BEGIN
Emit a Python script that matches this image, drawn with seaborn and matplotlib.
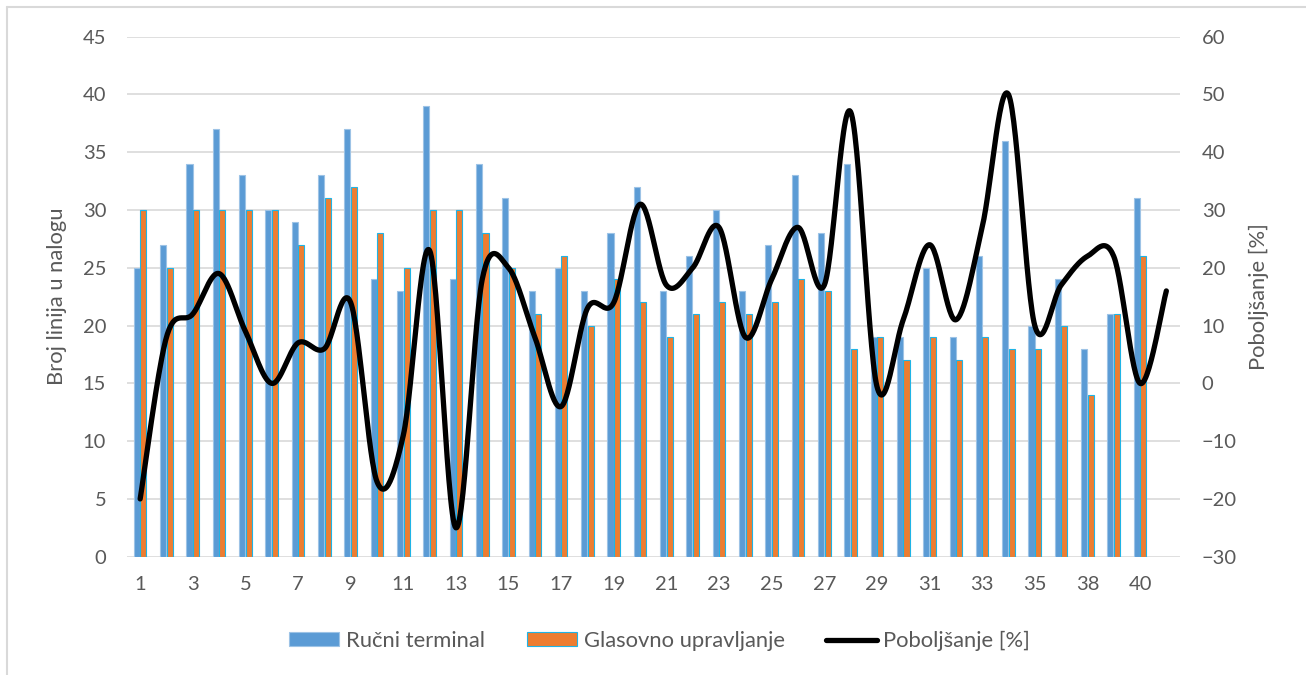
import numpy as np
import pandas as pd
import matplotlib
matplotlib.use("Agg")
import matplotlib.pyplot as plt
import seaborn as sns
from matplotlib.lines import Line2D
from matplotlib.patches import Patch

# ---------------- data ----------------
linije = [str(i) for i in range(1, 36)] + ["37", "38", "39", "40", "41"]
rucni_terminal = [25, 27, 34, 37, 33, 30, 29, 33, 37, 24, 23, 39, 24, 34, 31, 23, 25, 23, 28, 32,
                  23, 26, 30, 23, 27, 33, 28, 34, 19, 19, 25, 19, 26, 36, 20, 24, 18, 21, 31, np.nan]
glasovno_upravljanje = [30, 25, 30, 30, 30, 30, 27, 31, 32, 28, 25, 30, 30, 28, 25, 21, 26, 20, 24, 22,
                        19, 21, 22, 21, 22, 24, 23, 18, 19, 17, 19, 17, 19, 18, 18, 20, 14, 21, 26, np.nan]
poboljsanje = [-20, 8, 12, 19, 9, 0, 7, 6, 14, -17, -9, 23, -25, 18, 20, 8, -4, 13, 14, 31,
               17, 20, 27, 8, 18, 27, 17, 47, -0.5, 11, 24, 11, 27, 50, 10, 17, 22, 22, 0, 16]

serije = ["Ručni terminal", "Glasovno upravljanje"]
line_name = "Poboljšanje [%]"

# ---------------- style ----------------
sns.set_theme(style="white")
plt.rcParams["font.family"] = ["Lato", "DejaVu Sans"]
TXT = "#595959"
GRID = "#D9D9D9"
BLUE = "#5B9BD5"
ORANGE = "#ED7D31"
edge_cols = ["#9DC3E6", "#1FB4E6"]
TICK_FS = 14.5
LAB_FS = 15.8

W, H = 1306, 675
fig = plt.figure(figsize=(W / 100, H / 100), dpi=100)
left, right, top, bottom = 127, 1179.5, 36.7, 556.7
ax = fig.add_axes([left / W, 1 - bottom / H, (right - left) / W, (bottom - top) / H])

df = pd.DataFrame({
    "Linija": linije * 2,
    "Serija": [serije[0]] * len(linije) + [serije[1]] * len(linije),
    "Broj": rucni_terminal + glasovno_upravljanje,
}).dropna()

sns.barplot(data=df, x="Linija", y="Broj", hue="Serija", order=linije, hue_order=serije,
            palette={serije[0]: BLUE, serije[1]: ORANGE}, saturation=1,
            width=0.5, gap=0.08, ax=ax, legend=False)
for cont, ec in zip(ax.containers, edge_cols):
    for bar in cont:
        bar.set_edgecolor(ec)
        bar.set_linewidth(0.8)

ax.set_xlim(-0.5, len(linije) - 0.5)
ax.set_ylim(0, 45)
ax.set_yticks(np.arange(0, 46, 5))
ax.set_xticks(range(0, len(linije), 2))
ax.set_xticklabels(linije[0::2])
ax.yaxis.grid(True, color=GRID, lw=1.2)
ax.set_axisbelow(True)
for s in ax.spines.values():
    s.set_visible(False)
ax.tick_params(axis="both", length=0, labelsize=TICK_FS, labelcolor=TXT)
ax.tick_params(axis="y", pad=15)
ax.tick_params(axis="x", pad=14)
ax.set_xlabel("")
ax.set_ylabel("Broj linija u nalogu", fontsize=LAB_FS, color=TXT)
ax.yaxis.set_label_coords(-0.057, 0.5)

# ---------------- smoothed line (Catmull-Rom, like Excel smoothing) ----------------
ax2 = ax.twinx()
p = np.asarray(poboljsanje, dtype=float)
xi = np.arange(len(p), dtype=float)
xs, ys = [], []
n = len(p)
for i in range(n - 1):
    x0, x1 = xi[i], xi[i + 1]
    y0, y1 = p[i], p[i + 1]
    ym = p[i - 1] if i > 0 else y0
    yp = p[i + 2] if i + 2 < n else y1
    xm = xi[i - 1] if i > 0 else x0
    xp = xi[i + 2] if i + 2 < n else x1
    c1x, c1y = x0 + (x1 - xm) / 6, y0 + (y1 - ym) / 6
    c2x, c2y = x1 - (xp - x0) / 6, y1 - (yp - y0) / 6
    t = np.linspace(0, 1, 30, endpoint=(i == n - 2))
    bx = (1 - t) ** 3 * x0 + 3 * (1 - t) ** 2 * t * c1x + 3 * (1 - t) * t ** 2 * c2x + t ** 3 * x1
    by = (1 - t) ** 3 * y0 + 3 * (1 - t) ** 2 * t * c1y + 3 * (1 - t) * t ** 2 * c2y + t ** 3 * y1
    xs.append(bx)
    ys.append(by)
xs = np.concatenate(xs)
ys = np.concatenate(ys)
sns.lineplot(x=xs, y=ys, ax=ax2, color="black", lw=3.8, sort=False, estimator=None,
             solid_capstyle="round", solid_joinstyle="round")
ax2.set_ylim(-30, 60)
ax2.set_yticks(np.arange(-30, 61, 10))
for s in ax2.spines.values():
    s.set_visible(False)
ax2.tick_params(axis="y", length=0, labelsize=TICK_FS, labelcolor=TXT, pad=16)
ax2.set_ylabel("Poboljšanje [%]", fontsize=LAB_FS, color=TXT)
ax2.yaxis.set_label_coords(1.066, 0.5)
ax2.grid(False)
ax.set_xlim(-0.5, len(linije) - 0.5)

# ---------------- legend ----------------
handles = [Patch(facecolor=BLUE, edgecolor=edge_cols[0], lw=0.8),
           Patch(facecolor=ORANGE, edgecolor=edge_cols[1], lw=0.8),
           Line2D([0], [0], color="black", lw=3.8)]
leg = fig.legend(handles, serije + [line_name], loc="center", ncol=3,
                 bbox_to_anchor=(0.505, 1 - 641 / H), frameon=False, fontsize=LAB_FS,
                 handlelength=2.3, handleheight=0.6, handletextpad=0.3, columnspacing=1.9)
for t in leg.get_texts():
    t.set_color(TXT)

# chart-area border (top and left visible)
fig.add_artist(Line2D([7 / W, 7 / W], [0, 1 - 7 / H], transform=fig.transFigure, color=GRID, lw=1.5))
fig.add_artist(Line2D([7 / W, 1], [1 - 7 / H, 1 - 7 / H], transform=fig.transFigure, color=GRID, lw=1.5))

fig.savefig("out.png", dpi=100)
END
### Task details:
Your task is to return the lines above, from the first one up to and including the line containing "from matplotlib.patches import Patch", minus any pictures.

### Response below:
Emit a Python script that matches this image, drawn with seaborn and matplotlib.
import numpy as np
import pandas as pd
import matplotlib
matplotlib.use("Agg")
import matplotlib.pyplot as plt
import seaborn as sns
from matplotlib.lines import Line2D
from matplotlib.patches import Patch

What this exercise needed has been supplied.